_Request_
In the material below, identify each line bearing the word "this". Reproduce those lines.
━━ Given records ━━
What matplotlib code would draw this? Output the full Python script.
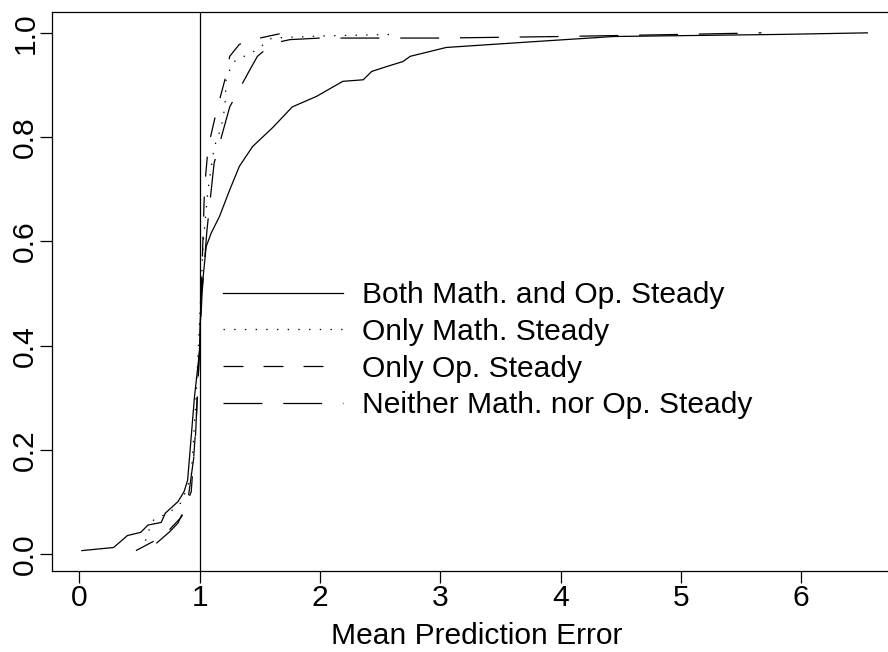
import numpy as np
import matplotlib
matplotlib.use("Agg")
import matplotlib.pyplot as plt

# ECDF curves (x = mean prediction error, y = cumulative fraction)
both_x = [0.02, 0.285, 0.40, 0.51, 0.57, 0.68, 0.715, 0.82, 0.87, 0.90, 0.957, 1.0, 1.01,
          1.054, 1.096, 1.165, 1.25, 1.33, 1.44, 1.61, 1.77, 1.97, 2.19, 2.36, 2.43, 2.55,
          2.69, 2.75, 3.05, 3.77, 4.44, 5.82, 6.55]
both_y = [0.007, 0.013, 0.036, 0.042, 0.056, 0.061, 0.079, 0.101, 0.12, 0.142, 0.302, 0.392,
          0.488, 0.59, 0.616, 0.648, 0.699, 0.744, 0.782, 0.819, 0.858, 0.878, 0.907, 0.91,
          0.926, 0.935, 0.945, 0.955, 0.972, 0.983, 0.993, 0.997, 1.0]

math_x = [0.55, 0.58, 0.62, 0.75, 0.85, 0.93, 0.97, 1.0, 1.03, 1.07, 1.12, 1.18, 1.21, 1.22,
          1.26, 1.30, 1.40, 1.47, 1.6, 2.0, 2.62]
math_y = [0.026, 0.047, 0.067, 0.08, 0.10, 0.15, 0.30, 0.45, 0.60, 0.70, 0.78, 0.82, 0.858,
          0.91, 0.935, 0.948, 0.958, 0.967, 0.99, 0.994, 0.997]

op_x = [0.47, 0.70, 0.85, 0.93, 0.97, 1.0, 1.02, 1.04, 1.07, 1.14, 1.21, 1.25, 1.33, 1.5, 1.7]
op_y = [0.007, 0.035, 0.072, 0.12, 0.25, 0.40, 0.55, 0.70, 0.78, 0.85, 0.91, 0.955, 0.978,
        0.99, 1.0]

neither_x = [0.64, 0.75, 0.82, 0.90, 0.96, 0.99, 1.02, 1.06, 1.12, 1.25, 1.40, 1.48, 1.61,
             1.75, 2.0, 3.0, 4.0, 5.0, 5.67]
neither_y = [0.021, 0.043, 0.06, 0.10, 0.20, 0.35, 0.50, 0.62, 0.75, 0.858, 0.922, 0.955,
             0.98, 0.987, 0.99, 0.99, 0.993, 0.997, 1.0]

labels = ["Both Math. and Op. Steady", "Only Math. Steady", "Only Op. Steady",
          "Neither Math. nor Op. Steady"]

plt.rcParams['font.family'] = ['Liberation Sans', 'DejaVu Sans']
plt.rcParams['font.size'] = 21.6
plt.rcParams['lines.scale_dashes'] = False

fig = plt.figure(figsize=(8.88, 6.52), dpi=100)
ax = fig.add_axes([0.0582, 0.1247, 0.9565, 0.8569])

lw = 0.9
ax.plot(both_x, both_y, color='black', lw=lw, ls='-', label=labels[0])
ax.plot(math_x, math_y, color='black', lw=lw, ls=(0, (1, 6.7)), label=labels[1])
ax.plot(op_x, op_y, color='black', lw=lw, ls=(0, (14.4, 14.4)), label=labels[2])
ax.plot(neither_x, neither_y, color='black', lw=lw, ls=(0, (28, 15)), label=labels[3])
ax.axvline(1, color='black', lw=lw)

ax.set_xlim(-0.23, 6.83)
ax.set_ylim(-0.0315, 1.040)
ax.set_xticks(range(7))
ax.set_yticks([0.0, 0.2, 0.4, 0.6, 0.8, 1.0])
ax.set_yticklabels(['0.0', '0.2', '0.4', '0.6', '0.8', '1.0'])
ax.tick_params(direction='out', length=8.4, width=0.9, color='black')
ax.tick_params(axis='x', pad=1.2)
ax.tick_params(axis='y', pad=0.5)
plt.setp(ax.get_yticklabels(), rotation=90, va='center')
for s in ax.spines.values():
    s.set_linewidth(0.9)

ax.set_xlabel('Mean Prediction Error', labelpad=7)

ax.legend(loc='upper left', bbox_to_anchor=(0.2017, 0.518), frameon=False,
          handlelength=4.0, handletextpad=0.65, labelspacing=0.29, borderpad=0,
          borderaxespad=0)

fig.savefig('out.png', dpi=100)
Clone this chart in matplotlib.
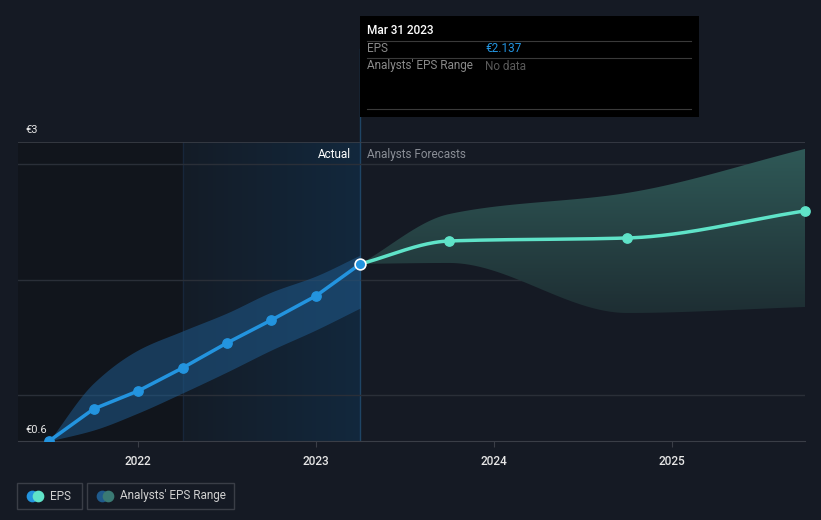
import matplotlib
matplotlib.use("Agg")
import matplotlib.pyplot as plt
import numpy as np
from matplotlib.colors import LinearSegmentedColormap

plt.rcParams['font.family'] = ['Roboto', 'DejaVu Sans']

# actual EPS (quarter ends, decimal years)
act_x = [2021.5, 2021.75, 2022.0, 2022.25, 2022.5, 2022.75, 2023.0, 2023.25]
act_eps = [0.60, 0.878, 1.034, 1.234, 1.451, 1.650, 1.859, 2.137]
act_low = [0.60, 0.695, 0.843, 1.017, 1.199, 1.390, 1.564, 1.755]
act_high = [0.60, 1.103, 1.390, 1.555, 1.711, 1.893, 2.032, 2.215]

# analyst forecasts
fc_x = [2023.25, 2023.75, 2024.75, 2025.75]
fc_eps = [2.137, 2.336, 2.362, 2.597]
fc_low = [2.137, 2.145, 1.711, 1.763]
fc_high = [2.137, 2.570, 2.753, 3.135]

year_ticks = [2022, 2023, 2024, 2025]
grid_vals = [1, 2, 3]

BG = '#151a24'
BLUE = '#2394df'
MINT = '#5fe3c8'


def monotone(xs, ys, n=200):
    # monotone cubic curve for drawing, like the d3 curve used on the site
    xs = np.asarray(xs, float)
    ys = np.asarray(ys, float)
    h = np.diff(xs)
    d = np.diff(ys) / h
    m = np.zeros(len(xs))
    m[0], m[-1] = d[0], d[-1]
    for i in range(1, len(xs) - 1):
        if d[i - 1] * d[i] <= 0:
            m[i] = 0
        else:
            m[i] = 3 * (h[i - 1] + h[i]) / ((2 * h[i] + h[i - 1]) / d[i - 1] + (h[i] + 2 * h[i - 1]) / d[i])
    xx = np.linspace(xs[0], xs[-1], n)
    yy = np.empty_like(xx)
    for j, x in enumerate(xx):
        i = min(np.searchsorted(xs, x, side='right') - 1, len(xs) - 2)
        t = (x - xs[i]) / h[i]
        h00 = 2 * t**3 - 3 * t**2 + 1
        h10 = t**3 - 2 * t**2 + t
        h01 = -2 * t**3 + 3 * t**2
        h11 = t**3 - t**2
        yy[j] = h00 * ys[i] + h10 * h[i] * m[i] + h01 * ys[i + 1] + h11 * h[i] * m[i + 1]
    return xx, yy


fig = plt.figure(figsize=(8.21, 5.2), dpi=100, facecolor=BG)
ax = fig.add_axes([18 / 821, (520 - 441) / 520, (805 - 18) / 821, (441 - 142) / 520])
ax.set_facecolor(BG)
x0, x1 = 2021.325, 2025.75
y0, y1 = 0.6, 3.195
ax.set_xlim(x0, x1)
ax.set_ylim(y0, y1)

# past region shading
ax.axvspan(x0, 2022.25, color='#11151c', zorder=0)
grad = np.linspace(0, 1, 256).reshape(1, -1)
cm_past = LinearSegmentedColormap.from_list('past', ['#141c27', '#12283d'])
ax.imshow(grad, extent=[2022.25, 2023.25, y0, y1], aspect='auto', cmap=cm_past, zorder=0.5)
ax.axvline(2022.25, color='#17263a', lw=1, zorder=0.6)
ax.axvline(2023.25, color='#1f4565', lw=1, zorder=0.6)
ax.plot([2023.25, 2023.25], [y1, 4.0], color='#1f4565', lw=1, clip_on=False, zorder=0.6)

for g in grid_vals:
    ax.axhline(g, color='#2a2f38', lw=1, zorder=1)
ax.axhline(y1, color='#3a3e47', lw=1.2, zorder=1)

# actual range band
bx, blo = monotone(act_x, act_low)
_, bhi = monotone(act_x, act_high)
ax.fill_between(bx, blo, bhi, color='#1f5a8c', alpha=0.55, lw=0, zorder=2)

# forecast range band with vertical gradient
fx, flo = monotone(fc_x, fc_low)
_, fhi = monotone(fc_x, fc_high)
poly = ax.fill_between(fx, flo, fhi, color='none', lw=0, zorder=2)
cm_fc = LinearSegmentedColormap.from_list('fc', ['#1e2e33', '#2f5957'])
img = ax.imshow(np.linspace(0, 1, 256).reshape(-1, 1), extent=[2023.25, x1, 1.7, 3.14],
                origin='lower', aspect='auto', cmap=cm_fc, zorder=2)
img.set_clip_path(poly.get_paths()[0], transform=ax.transData)

# EPS lines
ax.plot(act_x, act_eps, color=BLUE, lw=2.5, zorder=4, solid_capstyle='round')
ax.scatter(act_x[:-1], act_eps[:-1], s=45, color=BLUE, zorder=5)
ex, ey = monotone(fc_x, fc_eps)
ax.plot(ex, ey, color=MINT, lw=2.5, zorder=4)
ax.scatter(fc_x[1:], fc_eps[1:], s=45, color=MINT, zorder=5, clip_on=False)
ax.scatter([act_x[-1]], [act_eps[-1]], s=60, color=BLUE, edgecolors='white', linewidths=1.2, zorder=6)

# axes
for s in ['top', 'left', 'right']:
    ax.spines[s].set_visible(False)
ax.spines['bottom'].set_color('#3a3e47')
ax.set_yticks([])
ax.set_xticks(year_ticks)
ax.set_xticklabels([str(y) for y in year_ticks], color='#e6e6e6', fontsize=8.5, fontweight='medium')
ax.tick_params(axis='x', length=4, color='#3a3e47', pad=6)

fig.text(25 / 821, 1 - 130 / 520, '€3', color='#e6e6e6', fontsize=8, va='center')
fig.text(25 / 821, 1 - 430 / 520, '€0.6', color='#e6e6e6', fontsize=8, va='center')

fig.text(351 / 821, 1 - 154 / 520, 'Actual', color='#ffffff', fontsize=8.5, ha='right', va='center')
fig.text(367 / 821, 1 - 154 / 520, 'Analysts Forecasts', color='#8a8e96', fontsize=8.5, va='center')

# tooltip box
tip = fig.add_axes([360 / 821, 1 - 117 / 520, 339 / 821, 101 / 520])
tip.set_facecolor('#000000')
tip.set_xlim(360, 699)
tip.set_ylim(117, 16)
tip.axis('off')
tip.add_patch(plt.Rectangle((360, 16), 339, 101, color='black', zorder=0))
tip.text(367, 31, 'Mar 31 2023', color='white', fontsize=8.5, va='center', fontweight='medium')
for yy in [41, 58, 109]:
    tip.plot([367, 691], [yy, yy], color='#3a3a3a', lw=0.8)
tip.text(367, 49, 'EPS', color='#8a8a8a', fontsize=8.5, va='center')
tip.text(485, 49, '€2.137', color=BLUE, fontsize=8.5, va='center')
tip.text(367, 66, "Analysts' EPS Range", color='#8a8a8a', fontsize=8.5, va='center')
tip.text(485, 66, 'No data', color='#5a5a5a', fontsize=8.5, va='center')

# legend
leg = fig.add_axes([0, 0, 1, 1], facecolor='none')
leg.set_xlim(0, 821)
leg.set_ylim(520, 0)
leg.axis('off')
leg.add_patch(plt.Rectangle((16.5, 483), 65, 26, fill=False, ec='#3a3e47', lw=1))
leg.add_patch(plt.Rectangle((86.5, 483), 147, 26, fill=False, ec='#3a3e47', lw=1))
leg.scatter([32], [496], s=55, color=BLUE)
leg.scatter([38], [496], s=55, color=MINT)
leg.text(50, 496, 'EPS', color='#d0d0d0', fontsize=8.5, va='center')
leg.scatter([102], [496], s=55, color='#1f5a8c')
leg.scatter([108], [496], s=55, color='#3a7a74')
leg.text(120, 496, "Analysts' EPS Range", color='#d0d0d0', fontsize=8.5, va='center')

fig.savefig('out.png', dpi=100, facecolor=BG)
━━━
_Response_
What matplotlib code would draw this? Output the full Python script.
Clone this chart in matplotlib.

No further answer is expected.